I would love to see the ability to set a wishlist by episode number or season. 

There are certain shows--take Alias for example--for which I've missed specific shows. 

Alias airs on multiple channels so setting record all with duplicates will clog my TiVo; but I would love to set a wishlist for Alias episode 203 or Alias Season 3.

Of course, this would only work for shows that provide TiVo with episode information. 

Just a thought.


----------



## Jonathan_S (Oct 23, 2001)

That would be nice. 

What I've done as a partial workaround to your first example, is rather than asking for Alias episode 203, I've set up a title wishlist for 
Alias Cipher 
(which happens to be the title of episode 203) 

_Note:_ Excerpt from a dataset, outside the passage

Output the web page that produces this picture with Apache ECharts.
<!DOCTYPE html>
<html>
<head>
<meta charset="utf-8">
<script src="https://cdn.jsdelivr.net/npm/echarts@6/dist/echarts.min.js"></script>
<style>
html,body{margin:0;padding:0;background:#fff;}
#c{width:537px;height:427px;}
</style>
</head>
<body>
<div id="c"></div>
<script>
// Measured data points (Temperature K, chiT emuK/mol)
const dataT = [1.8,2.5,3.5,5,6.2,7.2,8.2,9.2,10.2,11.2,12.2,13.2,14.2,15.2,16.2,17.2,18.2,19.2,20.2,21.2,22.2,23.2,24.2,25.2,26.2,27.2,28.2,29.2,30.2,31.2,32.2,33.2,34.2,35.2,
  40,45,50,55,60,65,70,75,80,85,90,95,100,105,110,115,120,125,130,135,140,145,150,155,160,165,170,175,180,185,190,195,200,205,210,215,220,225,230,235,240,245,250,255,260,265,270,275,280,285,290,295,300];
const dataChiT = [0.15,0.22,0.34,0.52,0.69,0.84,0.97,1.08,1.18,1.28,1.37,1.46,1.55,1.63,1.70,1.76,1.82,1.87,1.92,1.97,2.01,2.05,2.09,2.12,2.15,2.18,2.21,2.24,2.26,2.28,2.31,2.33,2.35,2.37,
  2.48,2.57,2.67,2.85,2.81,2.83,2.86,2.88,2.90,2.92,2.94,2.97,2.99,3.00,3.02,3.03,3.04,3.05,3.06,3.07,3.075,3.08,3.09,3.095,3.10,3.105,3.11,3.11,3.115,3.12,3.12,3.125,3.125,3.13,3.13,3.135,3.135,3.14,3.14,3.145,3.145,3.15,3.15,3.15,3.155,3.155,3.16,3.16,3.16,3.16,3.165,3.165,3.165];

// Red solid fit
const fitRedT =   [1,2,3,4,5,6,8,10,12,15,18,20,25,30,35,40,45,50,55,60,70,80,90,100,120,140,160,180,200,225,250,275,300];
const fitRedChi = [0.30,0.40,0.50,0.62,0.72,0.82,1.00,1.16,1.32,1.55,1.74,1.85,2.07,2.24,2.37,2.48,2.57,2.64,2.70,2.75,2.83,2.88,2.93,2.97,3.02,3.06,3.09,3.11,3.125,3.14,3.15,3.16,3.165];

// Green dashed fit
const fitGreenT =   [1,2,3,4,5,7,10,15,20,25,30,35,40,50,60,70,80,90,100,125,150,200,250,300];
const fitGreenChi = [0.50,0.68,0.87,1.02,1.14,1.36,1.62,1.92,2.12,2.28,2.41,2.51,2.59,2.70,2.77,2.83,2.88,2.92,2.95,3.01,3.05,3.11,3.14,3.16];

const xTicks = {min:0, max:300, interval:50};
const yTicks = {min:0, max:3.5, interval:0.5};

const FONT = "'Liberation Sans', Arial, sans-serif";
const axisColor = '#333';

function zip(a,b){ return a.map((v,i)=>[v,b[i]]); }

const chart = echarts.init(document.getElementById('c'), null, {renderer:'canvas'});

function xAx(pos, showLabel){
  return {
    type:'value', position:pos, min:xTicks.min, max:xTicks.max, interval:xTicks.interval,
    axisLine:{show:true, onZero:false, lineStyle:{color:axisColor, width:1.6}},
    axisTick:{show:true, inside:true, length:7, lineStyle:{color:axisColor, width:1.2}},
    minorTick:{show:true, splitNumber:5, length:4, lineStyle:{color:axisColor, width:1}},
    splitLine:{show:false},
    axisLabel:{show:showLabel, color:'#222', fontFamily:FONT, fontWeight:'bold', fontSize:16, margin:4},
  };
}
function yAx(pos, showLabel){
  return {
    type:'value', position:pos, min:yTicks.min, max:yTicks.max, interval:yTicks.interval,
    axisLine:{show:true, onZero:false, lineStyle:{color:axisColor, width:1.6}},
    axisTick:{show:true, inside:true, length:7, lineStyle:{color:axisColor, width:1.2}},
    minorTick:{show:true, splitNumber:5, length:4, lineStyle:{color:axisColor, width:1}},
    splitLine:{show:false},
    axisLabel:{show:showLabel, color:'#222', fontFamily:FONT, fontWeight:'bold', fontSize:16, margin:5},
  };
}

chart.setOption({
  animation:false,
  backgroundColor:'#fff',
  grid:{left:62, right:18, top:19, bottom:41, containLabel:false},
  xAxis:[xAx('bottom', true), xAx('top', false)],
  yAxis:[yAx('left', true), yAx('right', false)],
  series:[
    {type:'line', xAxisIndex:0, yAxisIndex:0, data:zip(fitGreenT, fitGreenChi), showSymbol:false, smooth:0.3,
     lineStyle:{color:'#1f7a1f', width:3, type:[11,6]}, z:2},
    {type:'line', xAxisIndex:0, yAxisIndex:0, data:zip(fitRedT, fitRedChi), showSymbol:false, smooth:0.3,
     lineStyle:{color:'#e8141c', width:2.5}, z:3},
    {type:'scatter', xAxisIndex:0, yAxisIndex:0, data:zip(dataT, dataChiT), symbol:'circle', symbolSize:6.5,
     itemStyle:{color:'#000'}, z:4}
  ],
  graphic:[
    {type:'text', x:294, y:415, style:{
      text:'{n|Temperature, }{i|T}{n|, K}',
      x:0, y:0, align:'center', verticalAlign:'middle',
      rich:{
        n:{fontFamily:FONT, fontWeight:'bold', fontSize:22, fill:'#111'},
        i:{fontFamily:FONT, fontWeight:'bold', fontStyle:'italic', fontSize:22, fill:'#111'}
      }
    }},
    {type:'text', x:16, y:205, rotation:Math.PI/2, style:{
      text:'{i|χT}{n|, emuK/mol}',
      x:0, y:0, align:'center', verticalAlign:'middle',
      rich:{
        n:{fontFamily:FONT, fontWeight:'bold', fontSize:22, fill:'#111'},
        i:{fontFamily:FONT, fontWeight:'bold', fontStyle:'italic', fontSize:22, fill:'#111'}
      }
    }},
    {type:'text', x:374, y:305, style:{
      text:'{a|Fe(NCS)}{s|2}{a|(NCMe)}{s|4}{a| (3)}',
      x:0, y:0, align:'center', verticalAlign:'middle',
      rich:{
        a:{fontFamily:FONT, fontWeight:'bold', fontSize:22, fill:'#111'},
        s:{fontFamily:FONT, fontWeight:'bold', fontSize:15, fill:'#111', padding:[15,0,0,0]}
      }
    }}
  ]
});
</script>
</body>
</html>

But that still leaves the problem of how to grab just a specific season without entering 20 or so separate title wishlists.


----------



## weymo (Jan 26, 2003)

I'd like to be able to get a Season Pass and indicate for it to begin recording when the series restarts. For instance, I might want to watch Star Trek TNG from the beginning on Spike. It runs so many reruns that its impractical to get a standard season pass so what I would like is for the system to start on episode 101 the next time it rolls around and then after that set it to 102, etc.
Some channels will run contiguous episodes during different hours of the day, for instance SciFi might be running season 1 of X-files at 2:am and 3:am weekdays with a repeat block on the weekend and season 5 at 10:am on Mondays...Season Pass and ARWL aren't smart enough to know that I only want Season 1 without a manual 'record by time or channel' which I might not want because I want to take advantage of the repeats when conflicts occur.

Needless to say, some routine that gives an option to get a Season Pass From Episode Number would be cool.


----------



## TiVoEvan74 (Sep 11, 2004)

Great idea! It fits with something I'd like, which is to have a Wishlist or SP work for certain years of air dates... e.g., all 2006 CSIs. That way, it wouildn't record all sorts of different years worth.


----------